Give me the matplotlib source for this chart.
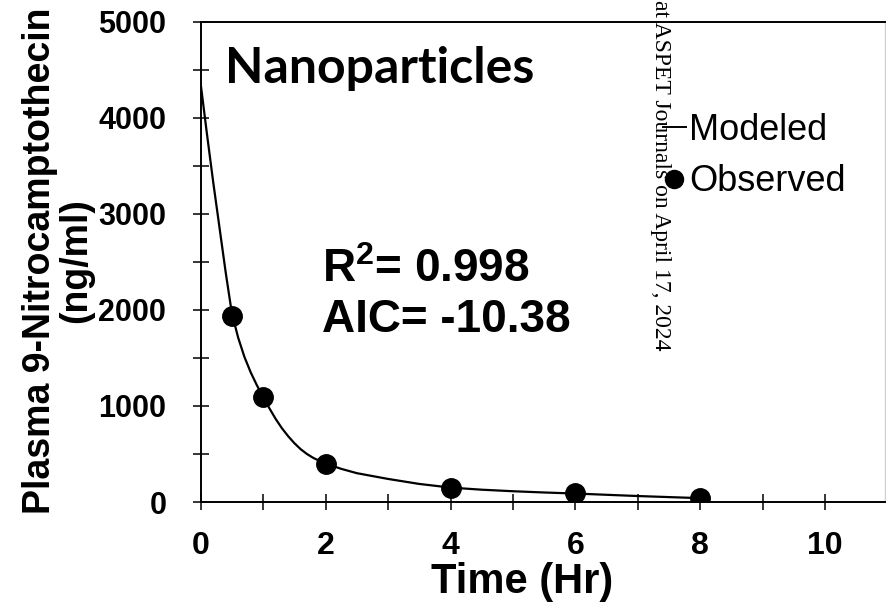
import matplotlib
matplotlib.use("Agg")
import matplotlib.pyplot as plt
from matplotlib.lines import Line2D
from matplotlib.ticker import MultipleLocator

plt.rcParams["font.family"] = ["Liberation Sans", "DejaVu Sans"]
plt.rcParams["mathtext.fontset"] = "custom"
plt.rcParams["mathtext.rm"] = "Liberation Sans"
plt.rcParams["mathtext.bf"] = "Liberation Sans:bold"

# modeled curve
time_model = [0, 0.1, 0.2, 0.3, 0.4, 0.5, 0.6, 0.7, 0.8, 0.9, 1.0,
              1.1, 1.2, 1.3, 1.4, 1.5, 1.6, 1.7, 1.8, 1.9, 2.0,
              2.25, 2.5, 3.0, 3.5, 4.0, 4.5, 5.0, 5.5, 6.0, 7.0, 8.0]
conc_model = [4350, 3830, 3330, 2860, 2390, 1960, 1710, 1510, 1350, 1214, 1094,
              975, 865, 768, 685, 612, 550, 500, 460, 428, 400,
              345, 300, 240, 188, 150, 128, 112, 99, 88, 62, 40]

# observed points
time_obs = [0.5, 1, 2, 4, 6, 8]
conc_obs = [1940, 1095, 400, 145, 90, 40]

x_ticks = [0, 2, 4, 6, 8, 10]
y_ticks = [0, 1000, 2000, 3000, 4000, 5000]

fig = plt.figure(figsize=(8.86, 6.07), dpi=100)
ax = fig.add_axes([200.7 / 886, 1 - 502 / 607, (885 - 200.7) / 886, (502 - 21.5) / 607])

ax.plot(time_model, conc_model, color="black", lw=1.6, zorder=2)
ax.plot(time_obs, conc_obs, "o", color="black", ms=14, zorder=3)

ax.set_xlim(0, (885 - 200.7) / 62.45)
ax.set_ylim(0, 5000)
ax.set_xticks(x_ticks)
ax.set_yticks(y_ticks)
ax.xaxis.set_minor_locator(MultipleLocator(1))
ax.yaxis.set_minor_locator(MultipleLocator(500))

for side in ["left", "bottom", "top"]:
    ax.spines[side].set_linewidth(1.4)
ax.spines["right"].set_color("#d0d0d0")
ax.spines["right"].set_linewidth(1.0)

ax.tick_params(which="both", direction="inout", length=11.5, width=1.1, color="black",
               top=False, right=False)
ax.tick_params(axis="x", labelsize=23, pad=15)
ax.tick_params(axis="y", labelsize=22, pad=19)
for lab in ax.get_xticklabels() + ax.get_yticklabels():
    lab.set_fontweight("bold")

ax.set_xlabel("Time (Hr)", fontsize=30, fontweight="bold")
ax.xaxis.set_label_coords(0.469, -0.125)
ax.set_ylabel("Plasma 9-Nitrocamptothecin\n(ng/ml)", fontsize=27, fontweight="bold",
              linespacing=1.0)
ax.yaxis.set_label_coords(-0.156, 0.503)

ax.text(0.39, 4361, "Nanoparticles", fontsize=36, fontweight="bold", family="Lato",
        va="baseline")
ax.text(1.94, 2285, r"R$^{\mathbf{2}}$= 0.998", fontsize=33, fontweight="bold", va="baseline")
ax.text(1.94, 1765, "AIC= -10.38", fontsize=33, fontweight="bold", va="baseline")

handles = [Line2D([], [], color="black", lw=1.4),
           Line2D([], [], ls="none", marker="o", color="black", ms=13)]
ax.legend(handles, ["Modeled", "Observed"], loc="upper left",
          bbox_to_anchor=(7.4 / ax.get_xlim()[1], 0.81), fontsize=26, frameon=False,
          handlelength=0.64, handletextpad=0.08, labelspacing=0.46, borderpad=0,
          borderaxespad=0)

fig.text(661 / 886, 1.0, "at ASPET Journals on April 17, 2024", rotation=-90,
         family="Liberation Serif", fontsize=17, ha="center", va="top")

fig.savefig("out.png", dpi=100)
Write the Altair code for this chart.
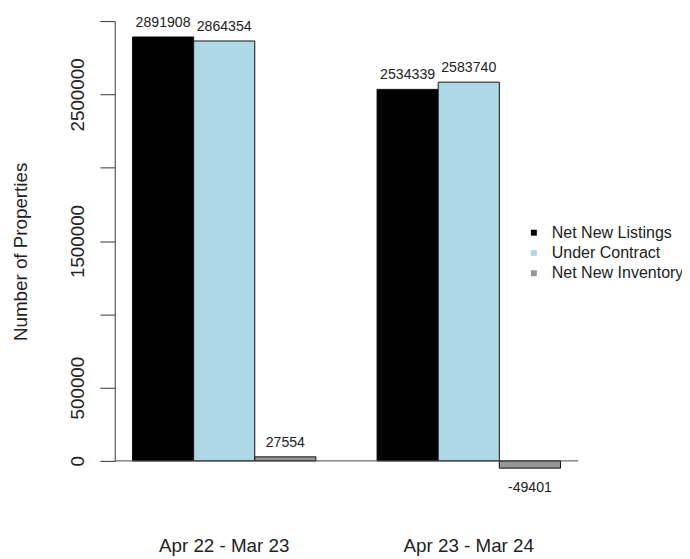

════════════════════

Repeat all of the data above word for word, minus the pictures.

Give me the matplotlib source for this chart.
import matplotlib
matplotlib.use("Agg")
import matplotlib.pyplot as plt
from matplotlib.lines import Line2D
from matplotlib.ticker import MultipleLocator

plt.rcParams["font.family"] = ["Liberation Sans", "DejaVu Sans"]
plt.rcParams["mathtext.fontset"] = "custom"
plt.rcParams["mathtext.rm"] = "Liberation Sans"
plt.rcParams["mathtext.bf"] = "Liberation Sans:bold"

# modeled curve
time_model = [0, 0.1, 0.2, 0.3, 0.4, 0.5, 0.6, 0.7, 0.8, 0.9, 1.0,
              1.1, 1.2, 1.3, 1.4, 1.5, 1.6, 1.7, 1.8, 1.9, 2.0,
              2.25, 2.5, 3.0, 3.5, 4.0, 4.5, 5.0, 5.5, 6.0, 7.0, 8.0]
conc_model = [4350, 3830, 3330, 2860, 2390, 1960, 1710, 1510, 1350, 1214, 1094,
              975, 865, 768, 685, 612, 550, 500, 460, 428, 400,
              345, 300, 240, 188, 150, 128, 112, 99, 88, 62, 40]

# observed points
time_obs = [0.5, 1, 2, 4, 6, 8]
conc_obs = [1940, 1095, 400, 145, 90, 40]

x_ticks = [0, 2, 4, 6, 8, 10]
y_ticks = [0, 1000, 2000, 3000, 4000, 5000]

fig = plt.figure(figsize=(8.86, 6.07), dpi=100)
ax = fig.add_axes([200.7 / 886, 1 - 502 / 607, (885 - 200.7) / 886, (502 - 21.5) / 607])

ax.plot(time_model, conc_model, color="black", lw=1.6, zorder=2)
ax.plot(time_obs, conc_obs, "o", color="black", ms=14, zorder=3)

ax.set_xlim(0, (885 - 200.7) / 62.45)
ax.set_ylim(0, 5000)
ax.set_xticks(x_ticks)
ax.set_yticks(y_ticks)
ax.xaxis.set_minor_locator(MultipleLocator(1))
ax.yaxis.set_minor_locator(MultipleLocator(500))

for side in ["left", "bottom", "top"]:
    ax.spines[side].set_linewidth(1.4)
ax.spines["right"].set_color("#d0d0d0")
ax.spines["right"].set_linewidth(1.0)

ax.tick_params(which="both", direction="inout", length=11.5, width=1.1, color="black",
               top=False, right=False)
ax.tick_params(axis="x", labelsize=23, pad=15)
ax.tick_params(axis="y", labelsize=22, pad=19)
for lab in ax.get_xticklabels() + ax.get_yticklabels():
    lab.set_fontweight("bold")

ax.set_xlabel("Time (Hr)", fontsize=30, fontweight="bold")
ax.xaxis.set_label_coords(0.469, -0.125)
ax.set_ylabel("Plasma 9-Nitrocamptothecin\n(ng/ml)", fontsize=27, fontweight="bold",
              linespacing=1.0)
ax.yaxis.set_label_coords(-0.156, 0.503)

ax.text(0.39, 4361, "Nanoparticles", fontsize=36, fontweight="bold", family="Lato",
        va="baseline")
ax.text(1.94, 2285, r"R$^{\mathbf{2}}$= 0.998", fontsize=33, fontweight="bold", va="baseline")
ax.text(1.94, 1765, "AIC= -10.38", fontsize=33, fontweight="bold", va="baseline")

handles = [Line2D([], [], color="black", lw=1.4),
           Line2D([], [], ls="none", marker="o", color="black", ms=13)]
ax.legend(handles, ["Modeled", "Observed"], loc="upper left",
          bbox_to_anchor=(7.4 / ax.get_xlim()[1], 0.81), fontsize=26, frameon=False,
          handlelength=0.64, handletextpad=0.08, labelspacing=0.46, borderpad=0,
          borderaxespad=0)

fig.text(661 / 886, 1.0, "at ASPET Journals on April 17, 2024", rotation=-90,
         family="Liberation Serif", fontsize=17, ha="center", va="top")

fig.savefig("out.png", dpi=100)
Write the Altair code for this chart.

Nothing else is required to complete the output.